What the task requires ▸
Transcribe all of the data exactly. Omit the pictures.

Record excerpts ▸
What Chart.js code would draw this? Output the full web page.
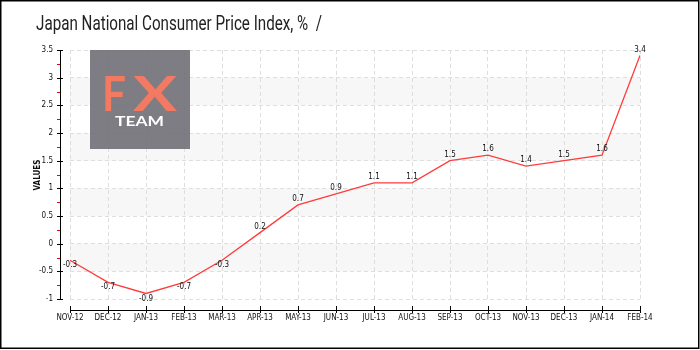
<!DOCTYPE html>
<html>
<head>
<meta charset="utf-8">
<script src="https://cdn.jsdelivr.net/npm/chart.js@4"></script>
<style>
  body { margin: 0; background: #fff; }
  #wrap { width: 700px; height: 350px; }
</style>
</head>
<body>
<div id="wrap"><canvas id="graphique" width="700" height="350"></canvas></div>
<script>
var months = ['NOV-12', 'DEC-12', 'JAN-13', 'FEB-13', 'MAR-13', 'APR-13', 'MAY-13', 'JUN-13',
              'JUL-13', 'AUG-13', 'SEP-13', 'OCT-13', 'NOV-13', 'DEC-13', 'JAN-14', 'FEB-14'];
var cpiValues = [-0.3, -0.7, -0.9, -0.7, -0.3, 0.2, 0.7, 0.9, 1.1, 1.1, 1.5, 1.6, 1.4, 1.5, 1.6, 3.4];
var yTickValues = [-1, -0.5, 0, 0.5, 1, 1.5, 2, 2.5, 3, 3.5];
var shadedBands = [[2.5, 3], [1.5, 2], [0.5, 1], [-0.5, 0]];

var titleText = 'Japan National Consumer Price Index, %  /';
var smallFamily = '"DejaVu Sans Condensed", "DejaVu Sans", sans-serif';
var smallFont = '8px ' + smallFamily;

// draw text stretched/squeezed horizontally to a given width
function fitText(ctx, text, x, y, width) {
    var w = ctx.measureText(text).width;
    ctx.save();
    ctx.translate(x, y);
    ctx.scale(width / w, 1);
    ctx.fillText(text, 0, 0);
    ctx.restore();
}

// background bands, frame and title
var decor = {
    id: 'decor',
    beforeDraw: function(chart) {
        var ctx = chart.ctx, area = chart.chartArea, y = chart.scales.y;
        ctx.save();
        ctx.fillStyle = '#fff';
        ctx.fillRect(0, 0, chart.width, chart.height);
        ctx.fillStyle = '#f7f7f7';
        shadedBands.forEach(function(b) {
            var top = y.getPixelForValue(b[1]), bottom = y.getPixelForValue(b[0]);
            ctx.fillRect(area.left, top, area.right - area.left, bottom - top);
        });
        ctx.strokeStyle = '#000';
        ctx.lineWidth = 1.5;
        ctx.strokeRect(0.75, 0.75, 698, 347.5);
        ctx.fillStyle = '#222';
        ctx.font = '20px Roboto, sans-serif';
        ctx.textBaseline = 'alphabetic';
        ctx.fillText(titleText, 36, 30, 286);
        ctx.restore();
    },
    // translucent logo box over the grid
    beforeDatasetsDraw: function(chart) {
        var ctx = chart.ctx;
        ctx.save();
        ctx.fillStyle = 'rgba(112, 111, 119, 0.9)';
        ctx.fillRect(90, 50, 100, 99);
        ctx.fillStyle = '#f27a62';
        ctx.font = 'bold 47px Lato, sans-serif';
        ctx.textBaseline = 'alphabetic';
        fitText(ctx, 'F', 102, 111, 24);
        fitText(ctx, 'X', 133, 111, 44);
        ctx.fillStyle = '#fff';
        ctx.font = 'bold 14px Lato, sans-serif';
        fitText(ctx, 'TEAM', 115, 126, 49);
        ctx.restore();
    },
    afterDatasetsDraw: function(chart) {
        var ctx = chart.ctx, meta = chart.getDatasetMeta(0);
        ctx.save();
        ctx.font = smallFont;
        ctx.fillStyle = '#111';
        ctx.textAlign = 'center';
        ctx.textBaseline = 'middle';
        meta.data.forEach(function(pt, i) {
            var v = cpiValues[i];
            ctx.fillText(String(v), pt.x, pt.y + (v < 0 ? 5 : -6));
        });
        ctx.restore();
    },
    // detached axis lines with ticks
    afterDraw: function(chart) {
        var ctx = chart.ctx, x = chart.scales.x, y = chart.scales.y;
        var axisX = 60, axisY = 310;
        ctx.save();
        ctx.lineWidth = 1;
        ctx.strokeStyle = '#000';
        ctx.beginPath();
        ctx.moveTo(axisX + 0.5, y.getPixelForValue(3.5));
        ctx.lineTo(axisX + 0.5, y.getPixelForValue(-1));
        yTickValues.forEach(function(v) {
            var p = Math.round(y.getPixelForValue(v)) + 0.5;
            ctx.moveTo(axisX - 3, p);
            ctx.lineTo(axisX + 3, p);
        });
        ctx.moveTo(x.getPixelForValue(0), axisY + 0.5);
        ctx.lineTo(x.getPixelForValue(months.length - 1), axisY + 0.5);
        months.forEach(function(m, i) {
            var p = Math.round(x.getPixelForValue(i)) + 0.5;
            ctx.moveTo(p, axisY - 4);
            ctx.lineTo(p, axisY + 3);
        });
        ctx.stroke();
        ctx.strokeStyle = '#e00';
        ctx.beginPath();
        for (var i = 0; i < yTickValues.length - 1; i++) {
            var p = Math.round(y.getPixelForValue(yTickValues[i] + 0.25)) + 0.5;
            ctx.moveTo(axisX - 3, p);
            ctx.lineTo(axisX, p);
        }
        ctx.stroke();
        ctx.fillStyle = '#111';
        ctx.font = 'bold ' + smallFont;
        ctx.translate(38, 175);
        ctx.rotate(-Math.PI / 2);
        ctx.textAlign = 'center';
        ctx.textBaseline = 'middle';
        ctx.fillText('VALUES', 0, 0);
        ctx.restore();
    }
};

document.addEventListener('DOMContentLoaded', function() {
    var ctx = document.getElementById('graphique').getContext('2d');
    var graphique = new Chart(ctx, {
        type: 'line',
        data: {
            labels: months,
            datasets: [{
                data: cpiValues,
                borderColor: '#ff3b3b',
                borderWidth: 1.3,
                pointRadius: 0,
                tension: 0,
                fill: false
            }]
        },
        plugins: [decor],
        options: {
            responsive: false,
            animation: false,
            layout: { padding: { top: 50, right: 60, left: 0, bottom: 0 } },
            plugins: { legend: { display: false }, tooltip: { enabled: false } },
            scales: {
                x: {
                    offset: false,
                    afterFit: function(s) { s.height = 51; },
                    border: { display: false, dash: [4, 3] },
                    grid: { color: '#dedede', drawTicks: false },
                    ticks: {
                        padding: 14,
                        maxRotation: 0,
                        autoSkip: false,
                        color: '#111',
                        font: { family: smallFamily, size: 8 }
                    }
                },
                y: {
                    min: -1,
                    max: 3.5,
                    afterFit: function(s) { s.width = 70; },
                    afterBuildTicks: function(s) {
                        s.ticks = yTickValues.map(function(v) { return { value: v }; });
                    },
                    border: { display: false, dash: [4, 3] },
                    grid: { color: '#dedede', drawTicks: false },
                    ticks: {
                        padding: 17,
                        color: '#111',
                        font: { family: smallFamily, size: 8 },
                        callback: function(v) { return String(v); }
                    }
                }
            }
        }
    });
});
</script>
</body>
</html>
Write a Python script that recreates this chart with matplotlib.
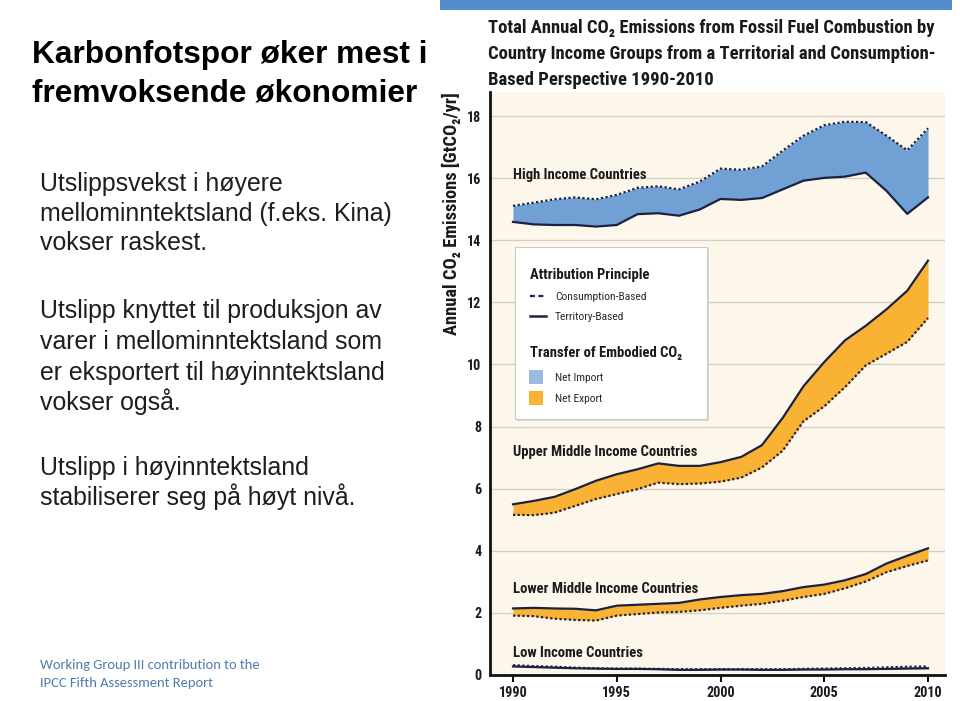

The answer ▸
What Chart.js code would draw this? Output the full web page.
<!DOCTYPE html>
<html>
<head>
<meta charset="utf-8">
<script src="https://cdn.jsdelivr.net/npm/chart.js@4"></script>
<style>
  body { margin: 0; background: #fff; }
  #wrap { width: 700px; height: 350px; }
</style>
</head>
<body>
<div id="wrap"><canvas id="graphique" width="700" height="350"></canvas></div>
<script>
var months = ['NOV-12', 'DEC-12', 'JAN-13', 'FEB-13', 'MAR-13', 'APR-13', 'MAY-13', 'JUN-13',
              'JUL-13', 'AUG-13', 'SEP-13', 'OCT-13', 'NOV-13', 'DEC-13', 'JAN-14', 'FEB-14'];
var cpiValues = [-0.3, -0.7, -0.9, -0.7, -0.3, 0.2, 0.7, 0.9, 1.1, 1.1, 1.5, 1.6, 1.4, 1.5, 1.6, 3.4];
var yTickValues = [-1, -0.5, 0, 0.5, 1, 1.5, 2, 2.5, 3, 3.5];
var shadedBands = [[2.5, 3], [1.5, 2], [0.5, 1], [-0.5, 0]];

var titleText = 'Japan National Consumer Price Index, %  /';
var smallFamily = '"DejaVu Sans Condensed", "DejaVu Sans", sans-serif';
var smallFont = '8px ' + smallFamily;

// draw text stretched/squeezed horizontally to a given width
function fitText(ctx, text, x, y, width) {
    var w = ctx.measureText(text).width;
    ctx.save();
    ctx.translate(x, y);
    ctx.scale(width / w, 1);
    ctx.fillText(text, 0, 0);
    ctx.restore();
}

// background bands, frame and title
var decor = {
    id: 'decor',
    beforeDraw: function(chart) {
        var ctx = chart.ctx, area = chart.chartArea, y = chart.scales.y;
        ctx.save();
        ctx.fillStyle = '#fff';
        ctx.fillRect(0, 0, chart.width, chart.height);
        ctx.fillStyle = '#f7f7f7';
        shadedBands.forEach(function(b) {
            var top = y.getPixelForValue(b[1]), bottom = y.getPixelForValue(b[0]);
            ctx.fillRect(area.left, top, area.right - area.left, bottom - top);
        });
        ctx.strokeStyle = '#000';
        ctx.lineWidth = 1.5;
        ctx.strokeRect(0.75, 0.75, 698, 347.5);
        ctx.fillStyle = '#222';
        ctx.font = '20px Roboto, sans-serif';
        ctx.textBaseline = 'alphabetic';
        ctx.fillText(titleText, 36, 30, 286);
        ctx.restore();
    },
    // translucent logo box over the grid
    beforeDatasetsDraw: function(chart) {
        var ctx = chart.ctx;
        ctx.save();
        ctx.fillStyle = 'rgba(112, 111, 119, 0.9)';
        ctx.fillRect(90, 50, 100, 99);
        ctx.fillStyle = '#f27a62';
        ctx.font = 'bold 47px Lato, sans-serif';
        ctx.textBaseline = 'alphabetic';
        fitText(ctx, 'F', 102, 111, 24);
        fitText(ctx, 'X', 133, 111, 44);
        ctx.fillStyle = '#fff';
        ctx.font = 'bold 14px Lato, sans-serif';
        fitText(ctx, 'TEAM', 115, 126, 49);
        ctx.restore();
    },
    afterDatasetsDraw: function(chart) {
        var ctx = chart.ctx, meta = chart.getDatasetMeta(0);
        ctx.save();
        ctx.font = smallFont;
        ctx.fillStyle = '#111';
        ctx.textAlign = 'center';
        ctx.textBaseline = 'middle';
        meta.data.forEach(function(pt, i) {
            var v = cpiValues[i];
            ctx.fillText(String(v), pt.x, pt.y + (v < 0 ? 5 : -6));
        });
        ctx.restore();
    },
    // detached axis lines with ticks
    afterDraw: function(chart) {
        var ctx = chart.ctx, x = chart.scales.x, y = chart.scales.y;
        var axisX = 60, axisY = 310;
        ctx.save();
        ctx.lineWidth = 1;
        ctx.strokeStyle = '#000';
        ctx.beginPath();
        ctx.moveTo(axisX + 0.5, y.getPixelForValue(3.5));
        ctx.lineTo(axisX + 0.5, y.getPixelForValue(-1));
        yTickValues.forEach(function(v) {
            var p = Math.round(y.getPixelForValue(v)) + 0.5;
            ctx.moveTo(axisX - 3, p);
            ctx.lineTo(axisX + 3, p);
        });
        ctx.moveTo(x.getPixelForValue(0), axisY + 0.5);
        ctx.lineTo(x.getPixelForValue(months.length - 1), axisY + 0.5);
        months.forEach(function(m, i) {
            var p = Math.round(x.getPixelForValue(i)) + 0.5;
            ctx.moveTo(p, axisY - 4);
            ctx.lineTo(p, axisY + 3);
        });
        ctx.stroke();
        ctx.strokeStyle = '#e00';
        ctx.beginPath();
        for (var i = 0; i < yTickValues.length - 1; i++) {
            var p = Math.round(y.getPixelForValue(yTickValues[i] + 0.25)) + 0.5;
            ctx.moveTo(axisX - 3, p);
            ctx.lineTo(axisX, p);
        }
        ctx.stroke();
        ctx.fillStyle = '#111';
        ctx.font = 'bold ' + smallFont;
        ctx.translate(38, 175);
        ctx.rotate(-Math.PI / 2);
        ctx.textAlign = 'center';
        ctx.textBaseline = 'middle';
        ctx.fillText('VALUES', 0, 0);
        ctx.restore();
    }
};

document.addEventListener('DOMContentLoaded', function() {
    var ctx = document.getElementById('graphique').getContext('2d');
    var graphique = new Chart(ctx, {
        type: 'line',
        data: {
            labels: months,
            datasets: [{
                data: cpiValues,
                borderColor: '#ff3b3b',
                borderWidth: 1.3,
                pointRadius: 0,
                tension: 0,
                fill: false
            }]
        },
        plugins: [decor],
        options: {
            responsive: false,
            animation: false,
            layout: { padding: { top: 50, right: 60, left: 0, bottom: 0 } },
            plugins: { legend: { display: false }, tooltip: { enabled: false } },
            scales: {
                x: {
                    offset: false,
                    afterFit: function(s) { s.height = 51; },
                    border: { display: false, dash: [4, 3] },
                    grid: { color: '#dedede', drawTicks: false },
                    ticks: {
                        padding: 14,
                        maxRotation: 0,
                        autoSkip: false,
                        color: '#111',
                        font: { family: smallFamily, size: 8 }
                    }
                },
                y: {
                    min: -1,
                    max: 3.5,
                    afterFit: function(s) { s.width = 70; },
                    afterBuildTicks: function(s) {
                        s.ticks = yTickValues.map(function(v) { return { value: v }; });
                    },
                    border: { display: false, dash: [4, 3] },
                    grid: { color: '#dedede', drawTicks: false },
                    ticks: {
                        padding: 17,
                        color: '#111',
                        font: { family: smallFamily, size: 8 },
                        callback: function(v) { return String(v); }
                    }
                }
            }
        }
    });
});
</script>
</body>
</html>
Write a Python script that recreates this chart with matplotlib.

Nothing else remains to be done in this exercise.